━━━ LISTING ━━━
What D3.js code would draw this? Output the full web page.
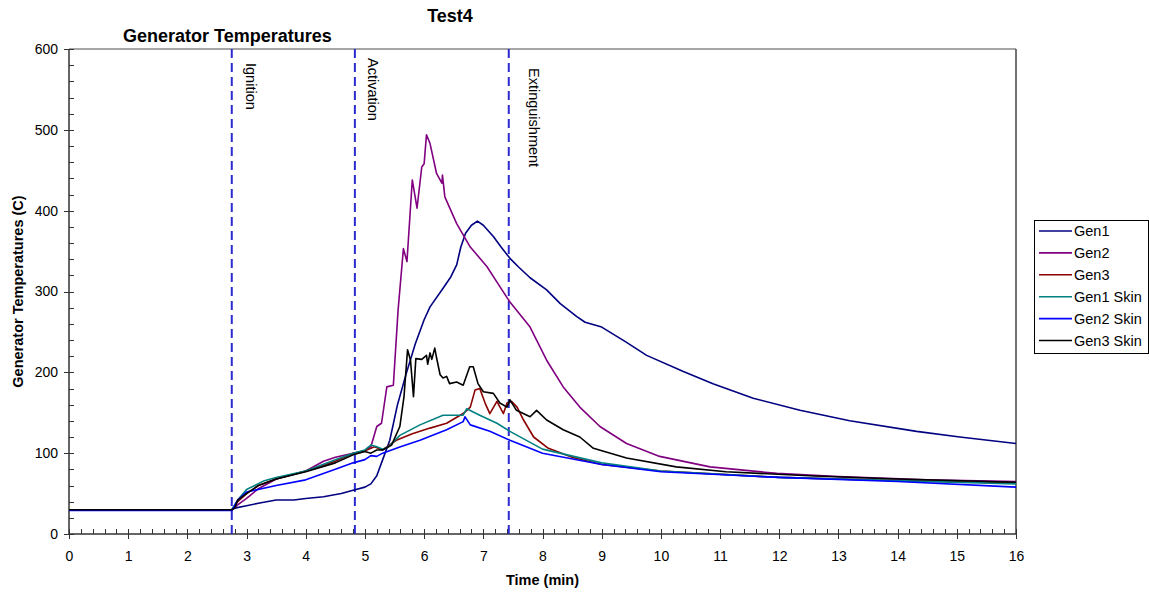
━━━
━━━ LISTING ━━━
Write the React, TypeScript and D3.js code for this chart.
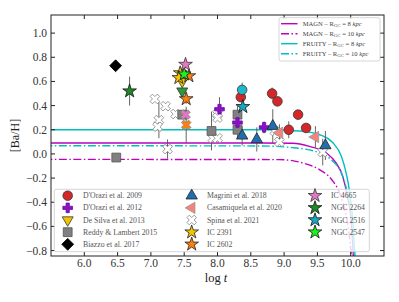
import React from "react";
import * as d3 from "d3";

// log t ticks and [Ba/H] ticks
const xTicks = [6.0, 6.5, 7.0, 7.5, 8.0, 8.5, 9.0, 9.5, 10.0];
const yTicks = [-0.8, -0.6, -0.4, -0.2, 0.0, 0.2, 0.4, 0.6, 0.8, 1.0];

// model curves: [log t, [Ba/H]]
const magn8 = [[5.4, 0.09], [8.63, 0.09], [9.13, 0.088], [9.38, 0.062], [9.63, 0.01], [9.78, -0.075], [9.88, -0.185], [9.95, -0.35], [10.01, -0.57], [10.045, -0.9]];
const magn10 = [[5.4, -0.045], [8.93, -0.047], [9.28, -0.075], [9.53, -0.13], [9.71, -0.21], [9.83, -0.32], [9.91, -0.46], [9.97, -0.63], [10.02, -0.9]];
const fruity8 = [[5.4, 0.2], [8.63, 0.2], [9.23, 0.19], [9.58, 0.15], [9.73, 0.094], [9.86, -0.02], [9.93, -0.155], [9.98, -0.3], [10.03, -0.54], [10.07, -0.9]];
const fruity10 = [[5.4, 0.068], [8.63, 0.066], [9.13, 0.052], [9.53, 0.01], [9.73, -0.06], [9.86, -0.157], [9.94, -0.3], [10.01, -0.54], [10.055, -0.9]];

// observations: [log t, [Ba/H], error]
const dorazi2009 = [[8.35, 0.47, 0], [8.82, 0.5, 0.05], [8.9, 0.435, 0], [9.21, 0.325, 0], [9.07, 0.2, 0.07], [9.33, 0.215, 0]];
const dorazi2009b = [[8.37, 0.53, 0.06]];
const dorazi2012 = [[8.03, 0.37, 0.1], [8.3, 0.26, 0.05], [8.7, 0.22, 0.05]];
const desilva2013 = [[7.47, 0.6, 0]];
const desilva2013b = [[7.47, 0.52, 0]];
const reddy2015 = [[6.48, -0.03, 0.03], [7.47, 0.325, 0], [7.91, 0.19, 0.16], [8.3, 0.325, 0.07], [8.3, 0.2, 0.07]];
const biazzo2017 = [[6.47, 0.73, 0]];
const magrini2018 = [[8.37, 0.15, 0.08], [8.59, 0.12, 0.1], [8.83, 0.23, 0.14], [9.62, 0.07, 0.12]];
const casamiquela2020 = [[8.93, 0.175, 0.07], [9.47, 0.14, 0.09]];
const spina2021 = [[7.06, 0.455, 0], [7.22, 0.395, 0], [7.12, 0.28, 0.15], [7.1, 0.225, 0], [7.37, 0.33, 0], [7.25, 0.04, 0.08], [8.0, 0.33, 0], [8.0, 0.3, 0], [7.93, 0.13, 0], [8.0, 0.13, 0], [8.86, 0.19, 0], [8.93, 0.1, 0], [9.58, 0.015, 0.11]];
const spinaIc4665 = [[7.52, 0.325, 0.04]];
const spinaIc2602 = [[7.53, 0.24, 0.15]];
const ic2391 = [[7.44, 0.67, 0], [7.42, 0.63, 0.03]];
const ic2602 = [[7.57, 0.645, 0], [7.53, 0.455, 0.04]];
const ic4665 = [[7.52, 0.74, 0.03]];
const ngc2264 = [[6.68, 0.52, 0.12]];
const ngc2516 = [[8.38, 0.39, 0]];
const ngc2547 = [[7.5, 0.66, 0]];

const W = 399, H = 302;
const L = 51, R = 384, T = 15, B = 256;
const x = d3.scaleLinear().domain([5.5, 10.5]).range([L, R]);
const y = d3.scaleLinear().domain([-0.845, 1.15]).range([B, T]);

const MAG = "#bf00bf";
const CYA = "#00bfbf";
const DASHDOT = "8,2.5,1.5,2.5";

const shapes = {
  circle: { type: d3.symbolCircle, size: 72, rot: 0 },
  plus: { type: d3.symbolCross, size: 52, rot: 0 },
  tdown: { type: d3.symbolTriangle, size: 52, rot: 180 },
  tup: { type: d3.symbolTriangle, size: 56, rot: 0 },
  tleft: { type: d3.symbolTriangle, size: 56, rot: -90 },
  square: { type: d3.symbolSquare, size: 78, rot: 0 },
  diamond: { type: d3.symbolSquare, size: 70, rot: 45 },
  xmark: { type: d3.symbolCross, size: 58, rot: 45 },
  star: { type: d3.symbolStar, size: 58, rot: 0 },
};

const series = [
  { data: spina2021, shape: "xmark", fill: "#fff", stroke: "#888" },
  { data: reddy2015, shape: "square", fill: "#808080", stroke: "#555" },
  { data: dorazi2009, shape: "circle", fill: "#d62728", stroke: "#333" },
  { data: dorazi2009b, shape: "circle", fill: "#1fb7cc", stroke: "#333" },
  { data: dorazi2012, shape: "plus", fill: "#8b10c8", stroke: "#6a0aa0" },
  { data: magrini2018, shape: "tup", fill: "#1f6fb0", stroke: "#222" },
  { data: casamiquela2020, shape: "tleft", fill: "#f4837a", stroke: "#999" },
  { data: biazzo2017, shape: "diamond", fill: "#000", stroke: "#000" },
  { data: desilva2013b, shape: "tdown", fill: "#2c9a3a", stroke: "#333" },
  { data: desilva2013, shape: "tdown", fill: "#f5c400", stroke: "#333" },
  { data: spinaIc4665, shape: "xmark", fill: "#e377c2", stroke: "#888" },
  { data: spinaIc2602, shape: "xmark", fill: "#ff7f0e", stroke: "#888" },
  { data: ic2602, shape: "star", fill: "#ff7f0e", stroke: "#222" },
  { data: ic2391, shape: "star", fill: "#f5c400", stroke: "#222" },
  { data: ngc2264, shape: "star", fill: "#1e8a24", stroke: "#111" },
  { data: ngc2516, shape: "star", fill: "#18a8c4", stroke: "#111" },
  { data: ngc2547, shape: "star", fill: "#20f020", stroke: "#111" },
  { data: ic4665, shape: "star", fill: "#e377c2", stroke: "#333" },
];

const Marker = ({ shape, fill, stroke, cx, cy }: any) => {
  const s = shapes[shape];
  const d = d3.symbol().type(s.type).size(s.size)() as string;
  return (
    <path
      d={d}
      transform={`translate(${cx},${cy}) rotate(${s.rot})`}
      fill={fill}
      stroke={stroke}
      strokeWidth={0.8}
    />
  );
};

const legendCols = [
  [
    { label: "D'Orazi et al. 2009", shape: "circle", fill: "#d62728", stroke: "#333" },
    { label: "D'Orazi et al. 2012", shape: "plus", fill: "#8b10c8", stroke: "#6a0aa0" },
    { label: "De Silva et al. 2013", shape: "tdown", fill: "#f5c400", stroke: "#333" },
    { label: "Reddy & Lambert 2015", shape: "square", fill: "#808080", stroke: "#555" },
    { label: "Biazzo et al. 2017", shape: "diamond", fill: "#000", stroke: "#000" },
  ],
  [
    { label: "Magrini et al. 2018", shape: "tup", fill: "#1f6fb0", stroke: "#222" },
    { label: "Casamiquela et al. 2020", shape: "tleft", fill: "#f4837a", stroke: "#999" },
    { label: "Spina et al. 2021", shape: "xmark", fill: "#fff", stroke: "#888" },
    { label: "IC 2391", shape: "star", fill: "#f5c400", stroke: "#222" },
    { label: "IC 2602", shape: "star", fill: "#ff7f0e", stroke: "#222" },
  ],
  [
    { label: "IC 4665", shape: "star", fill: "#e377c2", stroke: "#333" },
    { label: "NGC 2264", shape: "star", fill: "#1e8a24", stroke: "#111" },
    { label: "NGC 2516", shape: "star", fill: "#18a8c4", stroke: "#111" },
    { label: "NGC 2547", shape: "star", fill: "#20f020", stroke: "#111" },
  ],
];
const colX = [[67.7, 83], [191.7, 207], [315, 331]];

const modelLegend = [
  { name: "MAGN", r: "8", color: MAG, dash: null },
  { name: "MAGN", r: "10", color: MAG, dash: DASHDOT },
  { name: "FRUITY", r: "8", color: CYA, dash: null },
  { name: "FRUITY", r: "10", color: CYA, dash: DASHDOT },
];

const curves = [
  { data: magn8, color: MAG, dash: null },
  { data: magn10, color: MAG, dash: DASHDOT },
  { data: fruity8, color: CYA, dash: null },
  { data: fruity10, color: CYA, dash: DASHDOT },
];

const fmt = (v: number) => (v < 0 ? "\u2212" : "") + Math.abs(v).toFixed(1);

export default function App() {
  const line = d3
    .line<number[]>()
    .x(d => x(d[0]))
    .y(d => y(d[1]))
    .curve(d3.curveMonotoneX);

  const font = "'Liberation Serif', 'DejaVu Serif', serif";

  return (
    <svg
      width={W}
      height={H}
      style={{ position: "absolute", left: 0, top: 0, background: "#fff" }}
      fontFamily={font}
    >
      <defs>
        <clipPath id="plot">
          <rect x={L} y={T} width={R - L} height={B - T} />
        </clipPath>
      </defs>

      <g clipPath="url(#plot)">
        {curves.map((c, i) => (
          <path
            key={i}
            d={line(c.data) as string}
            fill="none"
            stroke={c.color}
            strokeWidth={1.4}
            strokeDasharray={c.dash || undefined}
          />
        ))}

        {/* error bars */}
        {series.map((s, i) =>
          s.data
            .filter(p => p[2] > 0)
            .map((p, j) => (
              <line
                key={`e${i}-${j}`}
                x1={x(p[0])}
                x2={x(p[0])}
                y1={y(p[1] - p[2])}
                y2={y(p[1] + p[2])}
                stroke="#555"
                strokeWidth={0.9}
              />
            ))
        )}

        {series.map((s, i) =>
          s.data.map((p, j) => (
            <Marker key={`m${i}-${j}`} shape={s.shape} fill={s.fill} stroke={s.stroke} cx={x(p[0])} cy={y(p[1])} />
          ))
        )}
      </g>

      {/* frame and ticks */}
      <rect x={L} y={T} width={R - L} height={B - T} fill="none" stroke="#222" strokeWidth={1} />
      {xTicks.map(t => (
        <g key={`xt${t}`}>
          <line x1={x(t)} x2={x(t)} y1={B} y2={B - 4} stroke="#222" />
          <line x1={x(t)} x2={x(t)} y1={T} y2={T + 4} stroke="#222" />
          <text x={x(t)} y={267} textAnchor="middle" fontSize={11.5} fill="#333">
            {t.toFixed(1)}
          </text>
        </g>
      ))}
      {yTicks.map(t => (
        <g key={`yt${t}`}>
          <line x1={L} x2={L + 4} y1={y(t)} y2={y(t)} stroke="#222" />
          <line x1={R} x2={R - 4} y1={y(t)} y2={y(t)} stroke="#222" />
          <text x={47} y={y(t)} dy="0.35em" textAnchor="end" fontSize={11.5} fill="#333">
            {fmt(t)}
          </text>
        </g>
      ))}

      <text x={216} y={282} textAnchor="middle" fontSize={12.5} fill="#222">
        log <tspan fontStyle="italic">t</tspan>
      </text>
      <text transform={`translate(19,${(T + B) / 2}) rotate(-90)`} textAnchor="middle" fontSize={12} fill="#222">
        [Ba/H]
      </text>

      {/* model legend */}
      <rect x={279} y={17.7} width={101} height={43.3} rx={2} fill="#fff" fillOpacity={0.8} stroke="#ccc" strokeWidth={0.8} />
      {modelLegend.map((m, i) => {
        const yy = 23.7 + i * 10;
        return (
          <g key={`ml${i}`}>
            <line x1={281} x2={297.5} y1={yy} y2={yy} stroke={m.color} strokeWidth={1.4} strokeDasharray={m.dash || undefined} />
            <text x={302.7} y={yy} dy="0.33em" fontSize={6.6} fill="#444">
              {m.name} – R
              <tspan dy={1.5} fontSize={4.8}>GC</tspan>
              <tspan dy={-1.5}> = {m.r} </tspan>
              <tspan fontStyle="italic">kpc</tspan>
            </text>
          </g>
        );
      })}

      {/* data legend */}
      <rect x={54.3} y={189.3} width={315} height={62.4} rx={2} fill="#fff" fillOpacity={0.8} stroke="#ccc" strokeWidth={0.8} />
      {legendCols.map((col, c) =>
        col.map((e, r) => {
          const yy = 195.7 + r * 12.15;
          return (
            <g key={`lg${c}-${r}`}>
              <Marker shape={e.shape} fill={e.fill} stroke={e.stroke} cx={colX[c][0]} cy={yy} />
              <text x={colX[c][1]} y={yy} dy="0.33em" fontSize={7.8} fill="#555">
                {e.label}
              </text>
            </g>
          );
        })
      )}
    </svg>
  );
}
━━━
━━━ LISTING ━━━
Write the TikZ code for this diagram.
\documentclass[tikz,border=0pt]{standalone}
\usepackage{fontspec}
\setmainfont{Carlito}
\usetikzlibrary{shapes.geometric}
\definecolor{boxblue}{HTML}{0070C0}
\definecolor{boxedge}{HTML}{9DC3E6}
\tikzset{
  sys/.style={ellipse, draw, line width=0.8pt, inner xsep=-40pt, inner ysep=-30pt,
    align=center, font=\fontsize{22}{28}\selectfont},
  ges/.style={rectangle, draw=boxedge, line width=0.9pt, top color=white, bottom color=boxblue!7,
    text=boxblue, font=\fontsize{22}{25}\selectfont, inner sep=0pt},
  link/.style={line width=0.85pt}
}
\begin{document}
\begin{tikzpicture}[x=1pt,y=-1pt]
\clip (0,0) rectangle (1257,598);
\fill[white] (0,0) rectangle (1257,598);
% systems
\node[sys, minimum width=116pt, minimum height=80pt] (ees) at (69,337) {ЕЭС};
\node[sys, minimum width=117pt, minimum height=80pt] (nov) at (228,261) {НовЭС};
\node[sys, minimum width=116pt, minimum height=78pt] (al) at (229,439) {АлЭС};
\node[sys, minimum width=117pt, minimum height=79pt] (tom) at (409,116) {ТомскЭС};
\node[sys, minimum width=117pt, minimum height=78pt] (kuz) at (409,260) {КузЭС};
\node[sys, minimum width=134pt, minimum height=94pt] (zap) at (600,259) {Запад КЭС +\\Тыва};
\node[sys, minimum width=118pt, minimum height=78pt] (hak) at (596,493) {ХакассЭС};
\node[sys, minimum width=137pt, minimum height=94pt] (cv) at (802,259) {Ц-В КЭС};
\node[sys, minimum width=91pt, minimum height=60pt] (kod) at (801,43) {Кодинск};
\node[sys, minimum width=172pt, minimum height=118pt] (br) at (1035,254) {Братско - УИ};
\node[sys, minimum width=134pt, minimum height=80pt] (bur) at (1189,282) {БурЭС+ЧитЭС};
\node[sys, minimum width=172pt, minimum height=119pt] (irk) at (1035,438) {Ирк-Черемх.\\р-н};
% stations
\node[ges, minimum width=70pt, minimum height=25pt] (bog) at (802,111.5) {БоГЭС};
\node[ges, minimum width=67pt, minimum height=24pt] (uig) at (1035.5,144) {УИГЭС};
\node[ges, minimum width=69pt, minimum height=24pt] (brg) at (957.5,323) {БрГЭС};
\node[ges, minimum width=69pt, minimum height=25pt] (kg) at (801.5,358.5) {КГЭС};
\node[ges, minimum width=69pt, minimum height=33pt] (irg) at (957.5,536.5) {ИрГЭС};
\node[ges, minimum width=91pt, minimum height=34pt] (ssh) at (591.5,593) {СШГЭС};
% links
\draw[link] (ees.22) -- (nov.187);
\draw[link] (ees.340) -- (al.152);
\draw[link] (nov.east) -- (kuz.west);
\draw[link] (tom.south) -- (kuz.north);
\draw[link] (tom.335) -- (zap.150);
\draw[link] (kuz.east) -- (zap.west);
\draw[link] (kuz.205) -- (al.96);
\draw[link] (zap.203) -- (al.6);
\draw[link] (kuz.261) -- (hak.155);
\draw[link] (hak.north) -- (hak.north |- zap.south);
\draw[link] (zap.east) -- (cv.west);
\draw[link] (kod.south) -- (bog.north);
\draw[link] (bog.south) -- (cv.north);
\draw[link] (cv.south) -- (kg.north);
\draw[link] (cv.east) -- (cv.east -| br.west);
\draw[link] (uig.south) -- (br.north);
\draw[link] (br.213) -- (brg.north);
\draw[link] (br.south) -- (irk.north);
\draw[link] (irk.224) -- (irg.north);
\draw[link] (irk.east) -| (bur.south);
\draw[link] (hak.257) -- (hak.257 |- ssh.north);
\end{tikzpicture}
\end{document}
━━━
> WHAT NEEDS TO BE DONE
Extract exactly the lines running from the line containing "Write the React, TypeScript" to the line containing "0.6, 0.8, 1.0];", with both end lines included and all pictures left out.

> EXERCISE RESPONSE
Write the React, TypeScript and D3.js code for this chart.
import React from "react";
import * as d3 from "d3";

// log t ticks and [Ba/H] ticks
const xTicks = [6.0, 6.5, 7.0, 7.5, 8.0, 8.5, 9.0, 9.5, 10.0];
const yTicks = [-0.8, -0.6, -0.4, -0.2, 0.0, 0.2, 0.4, 0.6, 0.8, 1.0];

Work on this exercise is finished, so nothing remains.